There’s also an ongoing debate as to whether having tons of progressive people and progressive institutions embrace “defund the police” caused spillover harm to Democratic Party politicians who didn’t embrace it. I’m pretty agnostic about that. I do think that if the best defense of your activist campaign is “it can’t have been counterproductive because nobody agreed with us,” that seems like a pretty bad campaign. The George Floyd Justice in Policing Act polled well and would have been good for the country — I wish people had taken to the streets across America to call for its passage instead of demanding something that’s bad on the merits.
In 2022 and 2024, Democrats will be running incumbent campaigns. And I hope they will be in the same situation in 2026 and 2028.
But in either the 2028 or the 2032 cycle, Democrats will have an open presidential primary. And my hope is that when that cycle comes along, the people who give money to issue advocacy groups will tell them not to spend their time and energy trying to coerce politicians into walking the plank with high-profile public embraces of unpopular ideas.

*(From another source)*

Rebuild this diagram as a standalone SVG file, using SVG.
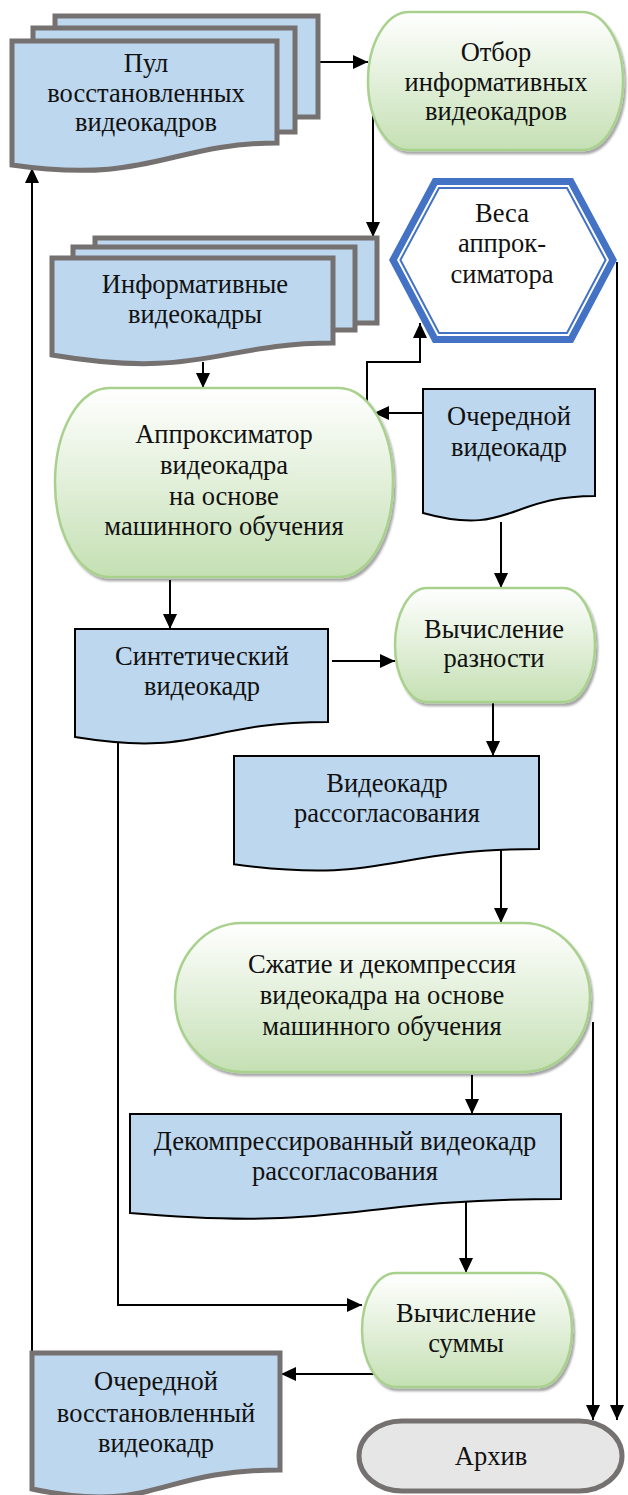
<svg xmlns="http://www.w3.org/2000/svg" width="628" height="1495" viewBox="0 0 628 1495">
<defs>
<linearGradient id="g" x1="0" y1="0" x2="0" y2="1"><stop offset="0" stop-color="#ffffff"/><stop offset="1" stop-color="#c5e0b4"/></linearGradient>
<filter id="sh" x="-10%" y="-10%" width="130%" height="130%"><feDropShadow dx="2" dy="3" stdDeviation="1.2" flood-color="#000" flood-opacity="0.35"/></filter>
<marker id="a" markerUnits="userSpaceOnUse" markerWidth="16" markerHeight="15" refX="15" refY="7" orient="auto"><path d="M0,0 L15,7 L0,14 z" fill="#000"/></marker>
</defs>
<style>
text{font-family:'Liberation Serif','DejaVu Serif',serif;font-size:26.5px;fill:#111;text-anchor:middle}
.term{fill:url(#g);stroke:#a9d18e;stroke-width:2.5;filter:url(#sh)}
.doc{fill:#bdd7ee;stroke:#000;stroke-width:2}
.gdoc{fill:#bdd7ee;stroke:#767171;stroke-width:5}
.c{fill:none;stroke:#000;stroke-width:2;marker-end:url(#a)}
</style>
<g id="connectors">
<path class="c" d="M318,62 H368"/>
<path class="c" d="M373,113 V237"/>
<path class="c" d="M203,362 V388"/>
<path class="c" d="M423,413 H374"/>
<path class="c" d="M367,402 V362 H420 V323"/>
<path class="c" d="M170,580 V629"/>
<path class="c" d="M332,661 H395"/>
<path class="c" d="M501,522 V588"/>
<path class="c" d="M493,702 V756"/>
<path class="c" d="M501,849 V923"/>
<path class="c" d="M472,1075 V1114"/>
<path class="c" d="M466,1199 V1273"/>
<path class="c" d="M118,742 V1305 H362"/>
<path class="c" d="M374,1374 H281"/>
<path class="c" d="M32,1353 V168"/>
<path class="c" d="M617,262 V1420"/>
<path class="c" d="M593,1022 V1420"/>
</g>
<g id="pool">
<rect x="55" y="16" width="263" height="101" class="gdoc"/>
<rect x="33" y="28" width="262" height="104" class="gdoc"/>
<path class="gdoc" d="M12,41 H277 V143 C170,143 150,185 12,165 Z"/>
<text x="146" y="72">Пул</text>
<text x="146" y="102">восстановленных</text>
<text x="146" y="131">видеокадров</text>
</g>
<g id="select">
<rect class="term" x="368" y="12" width="255" height="138" rx="41" ry="69"/>
<text x="496" y="61">Отбор</text>
<text x="496" y="91">информативных</text>
<text x="496" y="120">видеокадров</text>
</g>
<g id="informative">
<rect x="95" y="238" width="282" height="85" class="gdoc"/>
<rect x="73" y="247" width="282" height="83" class="gdoc"/>
<path class="gdoc" d="M52,258 H333 V343 C220,343 200,380 52,355 Z"/>
<text x="195" y="293">Информативные</text>
<text x="195" y="323">видеокадры</text>
</g>
<g id="weights">
<polygon points="393,260 435.1,181.5 570.9,181.5 613,260 570.9,339.5 435.1,339.5" fill="#fff" stroke="#4472c4" stroke-width="7"/>
<polygon points="400.4,260 439,188 567,188 605.6,260 567,333 439,333" fill="none" stroke="#4472c4" stroke-width="2"/>
<text x="502" y="222">Веса</text>
<text x="502" y="252">аппрок-</text>
<text x="502" y="283">симатора</text>
</g>
<g id="approximator">
<rect class="term" x="55" y="388" width="338" height="189" rx="54" ry="94.5"/>
<text x="224" y="443">Аппроксиматор</text>
<text x="224" y="474">видеокадра</text>
<text x="224" y="505">на основе</text>
<text x="224" y="535">машинного обучения</text>
</g>
<g id="next-frame">
<path class="doc" d="M423,389 H595 V496 C509,496 509,537 423,513 Z"/>
<text x="509" y="425">Очередной</text>
<text x="509" y="456">видеокадр</text>
</g>
<g id="difference">
<rect class="term" x="395" y="588" width="200" height="114" rx="32" ry="57"/>
<text x="494" y="638">Вычисление</text>
<text x="494" y="667">разности</text>
</g>
<g id="synthetic">
<path class="doc" d="M75,629 H328 V722 C201.5,722 201.5,757.6 75,737 Z"/>
<text x="202" y="665">Синтетический</text>
<text x="202" y="695">видеокадр</text>
</g>
<g id="mismatch">
<path class="doc" d="M234,756 H539 V849 C386.5,849 386.5,884.6 234,864.3 Z"/>
<text x="387" y="792">Видеокадр</text>
<text x="387" y="822">рассогласования</text>
</g>
<g id="compress">
<rect class="term" x="175" y="923" width="415" height="149" rx="67" ry="74.5"/>
<text x="382" y="973">Сжатие и декомпрессия</text>
<text x="382" y="1004">видеокадра на основе</text>
<text x="382" y="1035">машинного обучения</text>
</g>
<g id="decompressed">
<path class="doc" d="M130,1114 H561 V1199 C345.5,1199 345.5,1231.6 130,1213 Z"/>
<text x="345" y="1150">Декомпрессированный видеокадр</text>
<text x="345" y="1180">рассогласования</text>
</g>
<g id="sum">
<rect class="term" x="362" y="1273" width="210" height="114" rx="34" ry="57"/>
<text x="466" y="1322">Вычисление</text>
<text x="466" y="1352">суммы</text>
</g>
<g id="restored">
<path class="gdoc" d="M32,1353 H280 V1470 C156,1470 156,1515 32,1489 Z"/>
<text x="156" y="1390">Очередной</text>
<text x="156" y="1422">восстановленный</text>
<text x="156" y="1452">видеокадр</text>
</g>
<g id="archive">
<rect x="359" y="1421" width="263" height="70" rx="43" ry="35" fill="#e7e6e6" stroke="#767171" stroke-width="5"/>
<text x="491" y="1465">Архив</text>
</g>
</svg>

If you run an issue advocacy group, don’t do this.
If you work for an issue advocacy group, don’t encourage your colleagues to do this.
If you work for a politician, urge your boss to refuse to give in.
If you give money to groups, tell them not to act like this.
If you are a take-writer, don’t embrace chaos.
That’s my pitch. I don’t think this is particularly interesting relative to state-of-the-art political science scholarship, but at some point in the future, it will once again be relevant to real-world electoral politics.
What thing exactly? Well that seems to change according to what people are interested in. But I see a lot of takes zooming around about the size of campaign effects vs. fundamentals, how to empirically measure the electoral impact of media agenda-setting, why ticket-splitting has declined, and a dozen other genuinely difficult questions.